The right to decide

The right to decide

The right to decide

A group of enthusiastic students speak about the changes they would like to see in the City.Election Day is just around the corner. Politicians are busy with rallies and going door to door asking people to vote for them.

May 5 will also hold significance for many youngsters, who armed with voter identity cards, are ready to cast their vote for the first time. The only ‘mantra’ on their lips is to ‘make a difference’ and they are no longer ready to listen to the refrain swalpa adjust maadi. That’s why they are leaving no stone unturned.

Right from going online to collect information about the candidates to discussing election issues with friends, youngsters have done their ‘homework’ well to choose the ‘best candidate’.

A group of enthusiastic youngsters voice out the changes they would like to see in their localities and the importance of voting.

There are many changes they want to see but at the same time, these youngsters also believe that the first move should come from the educated people by casting their vote.

“The right to vote is an empowering feeling. But we should make good use of our voting rights by choosing the best candidate. Most people feel that voting will not make a difference. This should not be the attitude. One should not waste one’s vote by not voting at all,” says Dhananjay, a second-year student.

Many agree with Dhananjay. Says Poorna, another second-year student, “What’s the point of cribbing when we don’t actually go out and vote when the time comes? At least by voting, we can make a difference in the society.”

While selecting the candidate, many say that they do their research well in advance and already know who they are going to vote for. For Anirudh Dinesh, another student, it’s not the experience of the candidate that counts but the quality of work he or she has done.

“We always listen to tall promises but get nothing in return. Being aware of the kind of work the candidates have done in the past will give the voters some confidence in them,” he adds.

Interestingly, it’s not the deadline for partying that worries the young generation. They want to see more security for women, better waste-management, good roads and more importantly, a stable government.

“In the last five years, we have seen so many changes and lack of stability in the government. I hope this time, things will change for the better. With stability comes better enforcement of laws as well and it helps in building trust among the people as well,” says Sreesha, a second-year student.

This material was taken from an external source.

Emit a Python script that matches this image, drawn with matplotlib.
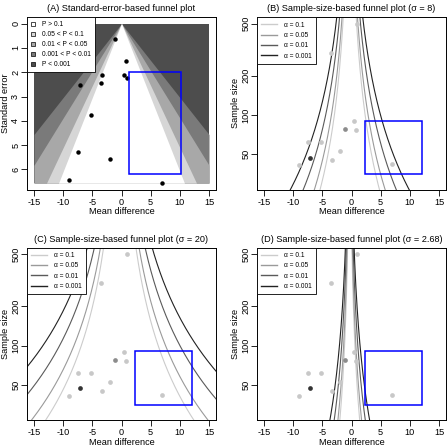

Better traffic management is another step that the youngsters want to see
in the future. And this, they say will help if the government speed up the Metro work and stop constant digging of roads.

“There are potholes, unnecessary diversions due to slow Metro work and dug-up roads leading to huge jams in nearly all parts of the City. Apart from this, now
we have to face the stench emanating from the garbage as well.

One can’t expect immediate solutions but at least there has to be some
movement towards change,” sums up Suman, another student.